Find the word "diagram" in the records below. List each line containing it.

Figure scripts:
# # #

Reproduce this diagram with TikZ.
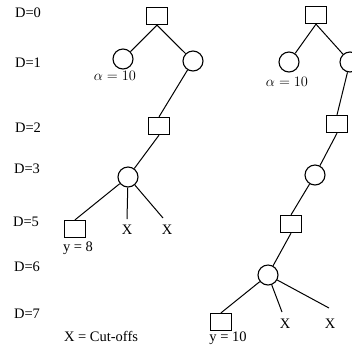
\documentclass[tikz,border=0pt]{standalone}
\usepackage{fontspec}
\newfontfamily\tms{Liberation Serif}
\begin{document}
\begin{tikzpicture}[x=1pt,y=-1pt,
  sq/.style={draw,line width=1.3pt,minimum width=21pt,minimum height=17pt,inner sep=0pt},
  ci/.style={draw,circle,line width=1.1pt,minimum size=20pt,inner sep=0pt},
  edge/.style={line width=1pt},
  lab/.style={font=\tms\fontsize{14.5}{16}\selectfont,inner sep=0pt},
  mlab/.style={font=\fontsize{14.5}{16}\selectfont,inner sep=0pt}]
\useasboundingbox (0,0) rectangle (352,349);
\clip (0,0) rectangle (352,349);
% depth labels
\node[lab] (d0) at (28,13) {D=0};
\node[lab] (d1) at (28,63) {D=1};
\node[lab] (d2) at (28,128) {D=2};
\node[lab] (d3) at (27,169) {D=3};
\node[lab] (d5) at (26,222) {D=5};
\node[lab] (d6) at (27,267) {D=6};
\node[lab] (d7) at (27,314) {D=7};
\node[lab] (legend) at (101,336) {X = Cut-offs};
% left tree
\node[sq] (a0) at (157,16) {};
\node[ci] (a1) at (123,59) {};
\node[ci] (a2) at (193,61) {};
\node[sq] (a3) at (159,126) {};
\node[ci] (a4) at (128,177) {};
\node[sq] (a5) at (75,229) {};
\coordinate (ax1) at (127,219);
\coordinate (ax2) at (163,218);
\node[lab] (ax1l) at (127,230) {X};
\node[lab] (ax2l) at (167,230) {X};
\node[mlab] (alpha1) at (115,76) {$\alpha = 10$};
\node[lab] (y8) at (78,248) {y = 8};
\draw[edge] (a0.south) -- (a1);
\draw[edge] (a0.south) -- (a2);
\draw[edge] (a2) -- (a3.north);
\draw[edge] (a3.south) -- (a4);
\draw[edge] (a4) -- (a5.north);
\draw[edge] (a4) -- (ax1);
\draw[edge] (a4) -- (ax2);
% right tree
\node[sq] (b0) at (316,15) {};
\node[ci] (b1) at (289,62) {};
\node[ci] (b2) at (350,62) {};
\node[sq] (b3) at (337,124) {};
\node[ci] (b4) at (315,175) {};
\node[sq] (b5) at (291,224) {};
\node[ci] (b6) at (268,275) {};
\node[sq] (b7) at (221,322) {};
\coordinate (bx1) at (282,312);
\coordinate (bx2) at (329,308);
\node[lab] (bx1l) at (285,324) {X};
\node[lab] (bx2l) at (330,324) {X};
\node[mlab] (alpha2) at (287,82) {$\alpha = 10$};
\node[lab] (y10) at (228,338) {y = 10};
\draw[edge] (b0.south) -- (b1);
\draw[edge] (b0.south) -- (b2);
\draw[edge] (b2) -- (b3.north);
\draw[edge] (b3.south) -- (b4);
\draw[edge] (b4) -- (b5.north);
\draw[edge] (b5.south) -- (b6);
\draw[edge] (b6) -- (b7.north);
\draw[edge] (b6) -- (bx1);
\draw[edge] (b6) -- (bx2);
\end{tikzpicture}
\end{document}
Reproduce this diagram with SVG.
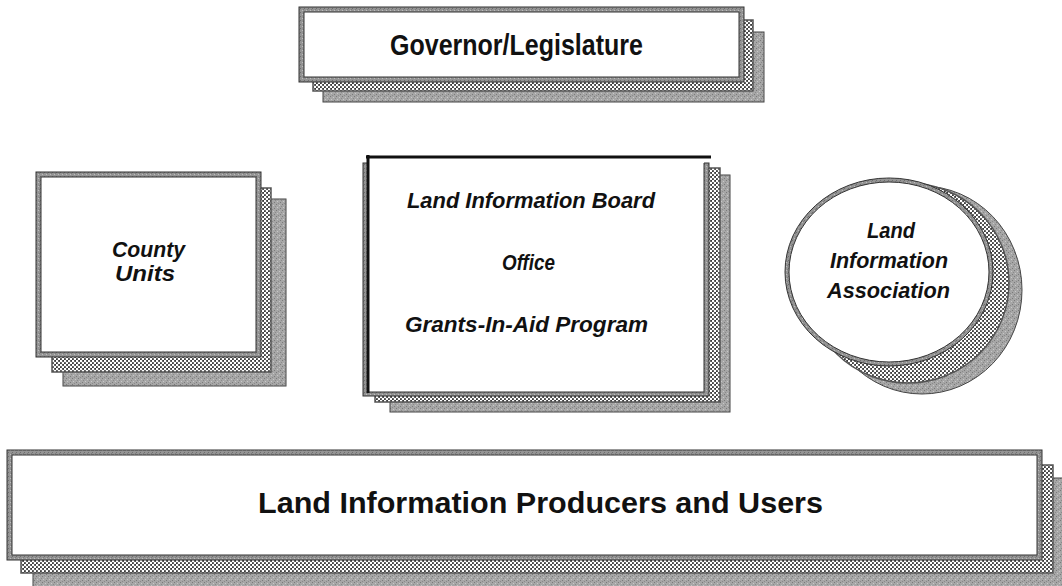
<svg xmlns="http://www.w3.org/2000/svg" width="1062" height="586" viewBox="0 0 1062 586">
<defs>
<pattern id="dots" width="4" height="4" patternUnits="userSpaceOnUse">
<rect width="4" height="4" fill="#3a3a3a"/>
<circle cx="1" cy="1" r="1.3" fill="#fff"/>
<circle cx="3" cy="3" r="1.3" fill="#fff"/>
</pattern>
<pattern id="speck" width="6" height="6" patternUnits="userSpaceOnUse">
<rect width="6" height="6" fill="#a6a6a6"/>
<rect x="0" y="0" width="1" height="1" fill="#7a7a7a"/>
<rect x="3" y="1" width="1" height="1" fill="#c8c8c8"/>
<rect x="1" y="3" width="1" height="1" fill="#c8c8c8"/>
<rect x="4" y="4" width="1" height="1" fill="#7a7a7a"/>
<rect x="2" y="5" width="1" height="1" fill="#8a8a8a"/>
<rect x="5" y="2" width="1" height="1" fill="#8a8a8a"/>
</pattern>
<pattern id="frame" width="4" height="4" patternUnits="userSpaceOnUse">
<rect width="4" height="4" fill="#949494"/>
<rect x="0" y="0" width="1" height="1" fill="#6e6e6e"/>
<rect x="2" y="2" width="1" height="1" fill="#bdbdbd"/>
<rect x="3" y="1" width="1" height="1" fill="#7c7c7c"/>
</pattern>
</defs>
<style>
.sh{fill:url(#speck);stroke:#444;stroke-width:1}
.dt{fill:url(#dots);stroke:#555;stroke-width:1.5}
.fr{fill:url(#frame);stroke:#333;stroke-width:1}
.in{fill:#fff;stroke:#333;stroke-width:1}
.t{font-family:"Liberation Sans",Arial,Helvetica,sans-serif;font-weight:bold;fill:#111;text-anchor:start}
.it{font-style:italic}
</style>
<rect width="1062" height="586" fill="#fff"/>
<g id="connectors"/>
<g id="governor">
<rect class="sh" x="323" y="32" width="441" height="70"/>
<rect class="dt" x="313" y="20" width="440" height="71"/>
<rect class="fr" x="299" y="7" width="445" height="75"/>
<rect class="in" x="304" y="12" width="435" height="65"/>
<text class="t" x="390" y="55" font-size="29" textLength="253" lengthAdjust="spacingAndGlyphs">Governor/Legislature</text>
</g>
<g id="county">
<rect class="sh" x="63" y="199" width="223" height="187"/>
<rect class="dt" x="52" y="188" width="219" height="184"/>
<rect class="fr" x="36" y="172" width="225" height="185"/>
<rect class="in" x="41" y="177" width="215" height="175"/>
<text class="t it" x="112" y="257" font-size="22" textLength="73" lengthAdjust="spacingAndGlyphs">County</text>
<text class="t it" x="115" y="281" font-size="22" textLength="60" lengthAdjust="spacingAndGlyphs">Units</text>
</g>
<g id="board">
<rect class="sh" x="390" y="175" width="340" height="237"/>
<rect class="dt" x="375" y="168" width="345" height="234"/>
<rect class="fr" x="363" y="163" width="346" height="233"/>
<rect x="368" y="156" width="336" height="236" fill="#fff"/>
<polyline points="704,163 704,392 368,392" fill="none" stroke="#333" stroke-width="1"/>
<line x1="366" y1="157" x2="711" y2="157" stroke="#111" stroke-width="3"/>
<line x1="368" y1="155" x2="368" y2="393" stroke="#111" stroke-width="3"/>
<text class="t it" x="407" y="208" font-size="22" textLength="248" lengthAdjust="spacingAndGlyphs">Land Information Board</text>
<text class="t it" x="502" y="270" font-size="22" textLength="53" lengthAdjust="spacingAndGlyphs">Office</text>
<text class="t it" x="405" y="332" font-size="22" textLength="243" lengthAdjust="spacingAndGlyphs">Grants-In-Aid Program</text>
</g>
<g id="association">
<ellipse class="sh" cx="922" cy="290" rx="100" ry="104"/>
<ellipse class="dt" cx="908" cy="283" rx="101" ry="100"/>
<ellipse class="fr" cx="889" cy="272" rx="104" ry="94"/>
<ellipse class="in" cx="889" cy="272" rx="100" ry="90"/>
<text class="t it" x="867" y="238" font-size="22" textLength="48" lengthAdjust="spacingAndGlyphs">Land</text>
<text class="t it" x="830" y="268" font-size="22" textLength="118" lengthAdjust="spacingAndGlyphs">Information</text>
<text class="t it" x="827" y="298" font-size="22" textLength="123" lengthAdjust="spacingAndGlyphs">Association</text>
</g>
<g id="producers">
<rect class="sh" x="33" y="478" width="1040" height="130"/>
<rect class="dt" x="21" y="465" width="1032" height="108"/>
<rect class="fr" x="7" y="450" width="1035" height="110"/>
<rect class="in" x="12" y="455" width="1025" height="100"/>
<text class="t" x="258" y="513" font-size="29" textLength="565" lengthAdjust="spacingAndGlyphs">Land Information Producers and Users</text>
</g>
</svg>
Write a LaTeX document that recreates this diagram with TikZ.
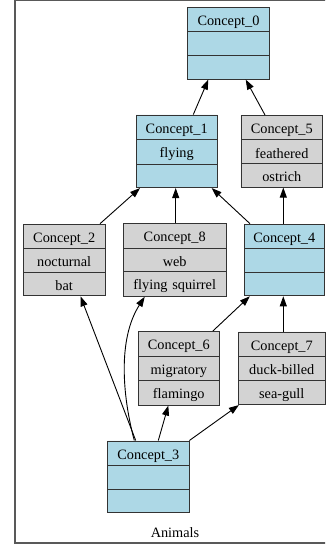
\documentclass[tikz,border=0pt]{standalone}
\usepackage{fontspec}
\setmainfont{Liberation Serif}
\usetikzlibrary{shapes.multipart,arrows.meta}
\definecolor{conceptblue}{HTML}{ADD8E6}
\definecolor{conceptgrey}{HTML}{D3D3D3}
\newcommand\cfont{\fontsize{14.3pt}{17pt}\selectfont}
\newcommand\cstrut{\rule[-2.15pt]{0pt}{17pt}}
\newcommand\cparts[3]{\cstrut#1\nodepart{two}\cstrut#2\nodepart{three}\cstrut#3}
\tikzset{
  concept/.style={rectangle split, rectangle split parts=3, draw=black!80,
    line width=0.9pt, inner xsep=0pt, inner ysep=2.85pt,
    text width=#1, align=center, font=\cfont},
  blue/.style={concept=#1, fill=conceptblue},
  grey/.style={concept=#1, fill=conceptgrey},
  link/.style={draw=black, line width=0.9pt, -{Triangle[length=10pt,width=7pt]}},
}
\begin{document}
\begin{tikzpicture}[x=1pt,y=-1pt]
  \useasboundingbox (0,0) rectangle (325,546);
  \begin{scope}
    \clip (0,0) rectangle (325,546);
    \draw[black!65, line width=1.4pt] (15,0.4) rectangle (345,542.8);
  \end{scope}

  % concepts
  \node[blue=81.6pt] (c0) at (228.5,43.3) {\cparts{Concept\_0}{}{}};
  \node[blue=81.3pt] (c1) at (176.7,151.3) {\cparts{Concept\_1}{flying}{}};
  \node[grey=81.7pt] (c5) at (281.8,151.3) {\cparts{Concept\_5}{feathered}{ostrich}};
  \node[grey=81.7pt] (c2) at (64.2,260) {\cparts{Concept\_2}{nocturnal}{bat}};
  \node[grey=102.7pt] (c8) at (174.7,260) {\cparts{Concept\_8}{web}{flying squirrel}};
  \node[blue=80.6pt] (c4) at (284.3,260) {\cparts{Concept\_4}{}{}};
  \node[grey=81pt] (c6) at (178.8,368.3) {\cparts{Concept\_6}{migratory}{flamingo}};
  \node[grey=87pt] (c7) at (281.8,368.3) {\cparts{Concept\_7}{duck-billed}{sea-gull}};
  \node[blue=81.3pt] (c3) at (148.3,476.8) {\cparts{Concept\_3}{}{}};

  \node[font=\cfont, inner sep=0pt] (title) at (175,533) {Animals};

  % order relations
  \draw[link] ([xshift=16.6pt]c1.north) -- ([xshift=-20.2pt]c0.south);
  \draw[link] ([xshift=-16.8pt]c5.north) -- ([xshift=17.2pt]c0.south);
  \draw[link] ([xshift=35.8pt]c2.north) -- ([xshift=-36.7pt]c1.south);
  \draw[link] ([xshift=1pt]c8.north) -- ([xshift=-1pt]c1.south);
  \draw[link] ([xshift=-34.3pt]c4.north) -- ([xshift=35pt]c1.south);
  \draw[link] ([xshift=-1pt]c4.north) -- ([xshift=1.5pt]c5.south);
  \draw[link] ([xshift=-12.6pt]c3.north) -- ([xshift=16.3pt]c2.south);
  \draw[link] ([xshift=-14pt]c3.north) .. controls ++(-12,-45) and ++(-27,42) .. ([xshift=-30pt]c8.south);
  \draw[link] ([xshift=10pt]c3.north) -- ([xshift=-10.5pt]c6.south);
  \draw[link] (c3.north east) -- ([xshift=1pt]c7.south west);
  \draw[link] ([xshift=34pt]c6.north) -- ([xshift=-34.5pt]c4.south);
  \draw[link] ([xshift=1.5pt]c7.north) -- ([xshift=-1pt]c4.south);
\end{tikzpicture}
\end{document}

# # #

> _Solution for this exercise_:
Reproduce this diagram with TikZ.
Reproduce this diagram with SVG.
Write a LaTeX document that recreates this diagram with TikZ.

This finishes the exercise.